The Pope assures the bishops that he is aware of their efforts and concerns in appropriately facing “the serious problems that affect our people, such as trafficking in drugs and persons, corruption, domestic violence, abuse and exploitation of minors and social insecurity. The intimate connection between evangelisation and human development means that every action of the Mother Church must be directed towards the care of the most disadvantaged.

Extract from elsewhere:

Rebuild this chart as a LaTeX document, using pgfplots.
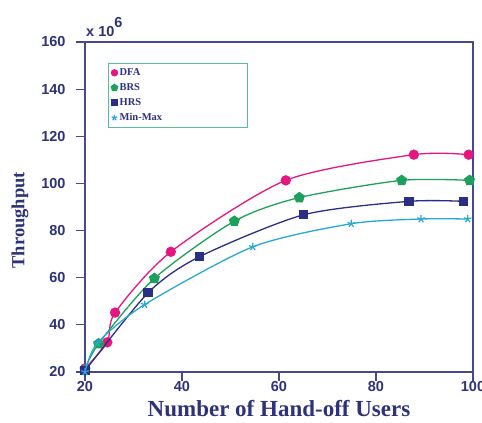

Everything that is achieved in this respect will increase the presence of the Kingdom of God that gave us Jesus Christ, while enhancing the credibility of the Church and the relevance of the voice of her pastors”.

With regard to the Dominican laity, which has an important presence in works of evangelisation, Francis emphasised the need for “constant support, so that it is able to bear witness to Christ, penetrating those environments that frequently the bishops, priests and religious cannot reach. … Those engaged in this service and this educational mission must not lack a vigilant and courageous attitude, so as to provide in schools an education that conforms to the moral and religious principals of families”.

The final part of the discourse is dedicated to the protection of the environment. The Pope, considering “the beauty and the colourful landscapes of the Dominican Republic” urged the prelates to “renew commitment to the conservation and care of the environment. Man's relationship with nature must not be governed by greed, manipulation or unfettered exploitation, but should instead conserve the divine harmony between creatures and creation to place it at the service of all, and of future generations”.